### Stated goal:
Transcribe the lines below verbatim, skipping the images.

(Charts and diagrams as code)
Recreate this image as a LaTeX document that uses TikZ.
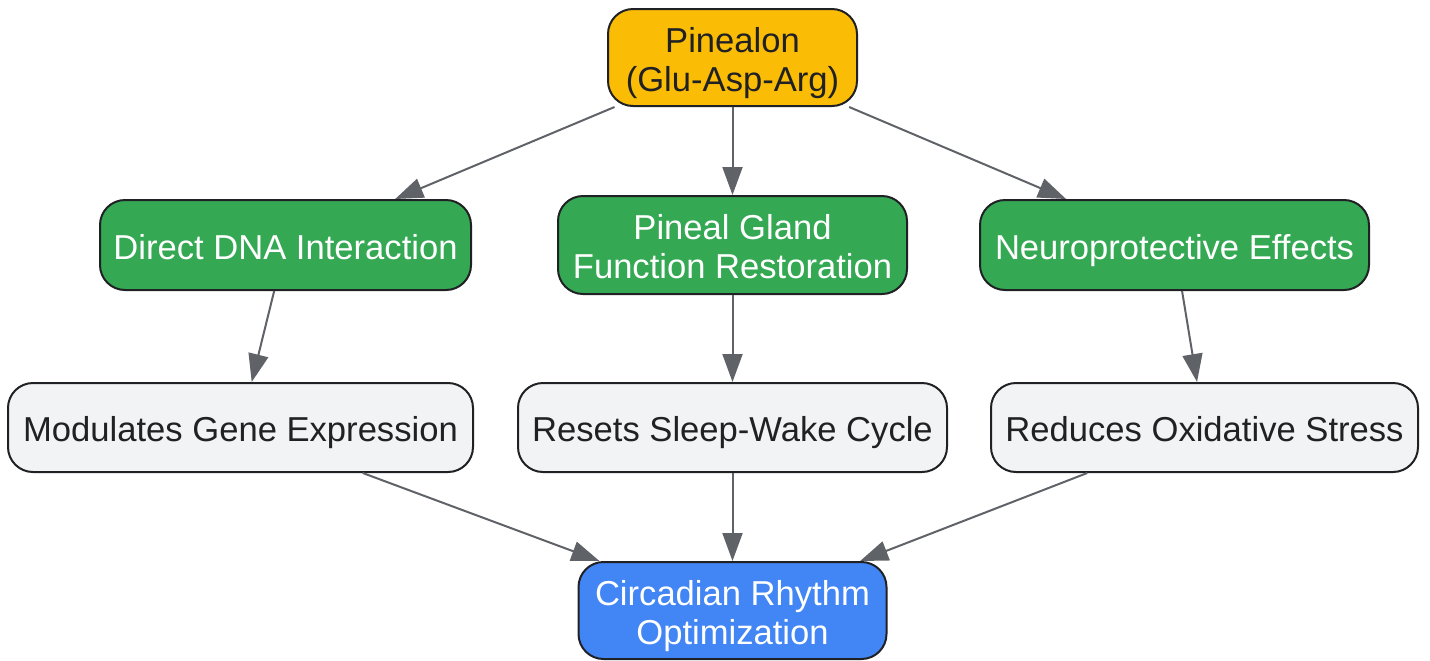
\documentclass[tikz,border=0pt]{standalone}
\usepackage{fontspec}
\setmainfont{Liberation Sans}
\usetikzlibrary{arrows.meta}
\definecolor{pinecol}{HTML}{FBBC05}
\definecolor{greencol}{HTML}{34A853}
\definecolor{graycol}{HTML}{F1F3F4}
\definecolor{bluecol}{HTML}{4285F4}
\definecolor{linecol}{HTML}{5F6368}
\definecolor{textcol}{HTML}{202124}
\begin{document}
\begin{tikzpicture}[x=0.5pt,y=-0.5pt,
	every node/.style={font=\fontsize{17.3}{19.5}\selectfont,align=center,rounded corners=12.5pt,draw=textcol,line width=1pt,inner sep=0pt},
	oneline/.style={text height=15pt,text depth=1pt},
	twoline/.style={text height=34.5pt,text depth=1pt},
	topbox/.style={fill=pinecol,text=textcol},
	midbox/.style={fill=greencol,text=white},
	lowbox/.style={fill=graycol,text=textcol},
	endbox/.style={fill=bluecol,text=white},
	arr/.style={draw=linecol,line width=1pt,-{Triangle[length=14pt,width=10pt]}}]
	\useasboundingbox (0,0) rectangle (1430,660);
	\node[topbox,twoline,minimum width=124.5pt,minimum height=48.5pt] (pine) at (732.5,57.5) {Pinealon\\(Glu-Asp-Arg)};
	\node[midbox,oneline,minimum width=185.5pt,minimum height=45pt] (dna) at (285.5,245) {Direct DNA Interaction};
	\node[midbox,twoline,minimum width=174.5pt,minimum height=49pt] (gland) at (732.5,245) {Pineal Gland\\Function Restoration};
	\node[midbox,oneline,minimum width=194.5pt,minimum height=45pt] (neuro) at (1174.5,245) {Neuroprotective Effects};
	\node[lowbox,oneline,minimum width=232.5pt,minimum height=44.5pt] (gene) at (240.5,427.5) {Modulates Gene Expression};
	\node[lowbox,oneline,minimum width=214.5pt,minimum height=44.5pt] (sleep) at (732.5,427.5) {Resets Sleep-Wake Cycle};
	\node[lowbox,oneline,minimum width=213.5pt,minimum height=44.5pt] (oxi) at (1204.5,427.5) {Reduces Oxidative Stress};
	\node[endbox,twoline,minimum width=154pt,minimum height=48.5pt] (circ) at (732.5,610.5) {Circadian Rhythm\\Optimization};
	\draw[arr] (pine) -- (dna);
	\draw[arr] (pine) -- (gland);
	\draw[arr] (pine) -- (neuro);
	\draw[arr] (dna) -- (gene);
	\draw[arr] (gland) -- (sleep);
	\draw[arr] (neuro) -- (oxi);
	\draw[arr] (gene) -- (circ);
	\draw[arr] (sleep) -- (circ);
	\draw[arr] (oxi) -- (circ);
\end{tikzpicture}
\end{document}
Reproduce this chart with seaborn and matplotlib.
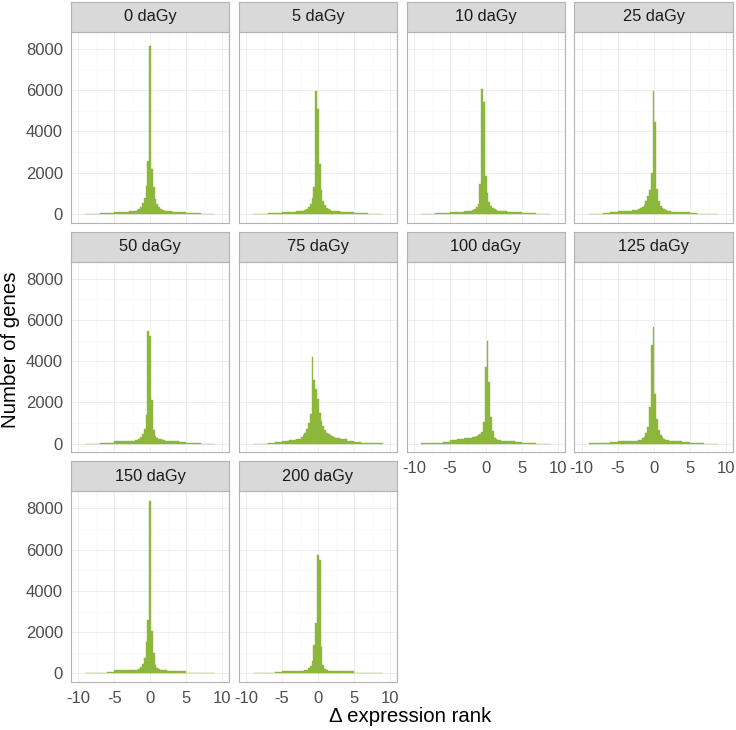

### Final result:
Recreate this image as a LaTeX document that uses TikZ.
\documentclass[tikz,border=0pt]{standalone}
\usepackage{fontspec}
\setmainfont{Liberation Sans}
\usetikzlibrary{arrows.meta}
\definecolor{pinecol}{HTML}{FBBC05}
\definecolor{greencol}{HTML}{34A853}
\definecolor{graycol}{HTML}{F1F3F4}
\definecolor{bluecol}{HTML}{4285F4}
\definecolor{linecol}{HTML}{5F6368}
\definecolor{textcol}{HTML}{202124}
\begin{document}
\begin{tikzpicture}[x=0.5pt,y=-0.5pt,
	every node/.style={font=\fontsize{17.3}{19.5}\selectfont,align=center,rounded corners=12.5pt,draw=textcol,line width=1pt,inner sep=0pt},
	oneline/.style={text height=15pt,text depth=1pt},
	twoline/.style={text height=34.5pt,text depth=1pt},
	topbox/.style={fill=pinecol,text=textcol},
	midbox/.style={fill=greencol,text=white},
	lowbox/.style={fill=graycol,text=textcol},
	endbox/.style={fill=bluecol,text=white},
	arr/.style={draw=linecol,line width=1pt,-{Triangle[length=14pt,width=10pt]}}]
	\useasboundingbox (0,0) rectangle (1430,660);
	\node[topbox,twoline,minimum width=124.5pt,minimum height=48.5pt] (pine) at (732.5,57.5) {Pinealon\\(Glu-Asp-Arg)};
	\node[midbox,oneline,minimum width=185.5pt,minimum height=45pt] (dna) at (285.5,245) {Direct DNA Interaction};
	\node[midbox,twoline,minimum width=174.5pt,minimum height=49pt] (gland) at (732.5,245) {Pineal Gland\\Function Restoration};
	\node[midbox,oneline,minimum width=194.5pt,minimum height=45pt] (neuro) at (1174.5,245) {Neuroprotective Effects};
	\node[lowbox,oneline,minimum width=232.5pt,minimum height=44.5pt] (gene) at (240.5,427.5) {Modulates Gene Expression};
	\node[lowbox,oneline,minimum width=214.5pt,minimum height=44.5pt] (sleep) at (732.5,427.5) {Resets Sleep-Wake Cycle};
	\node[lowbox,oneline,minimum width=213.5pt,minimum height=44.5pt] (oxi) at (1204.5,427.5) {Reduces Oxidative Stress};
	\node[endbox,twoline,minimum width=154pt,minimum height=48.5pt] (circ) at (732.5,610.5) {Circadian Rhythm\\Optimization};
	\draw[arr] (pine) -- (dna);
	\draw[arr] (pine) -- (gland);
	\draw[arr] (pine) -- (neuro);
	\draw[arr] (dna) -- (gene);
	\draw[arr] (gland) -- (sleep);
	\draw[arr] (neuro) -- (oxi);
	\draw[arr] (gene) -- (circ);
	\draw[arr] (sleep) -- (circ);
	\draw[arr] (oxi) -- (circ);
\end{tikzpicture}
\end{document}
Reproduce this chart with seaborn and matplotlib.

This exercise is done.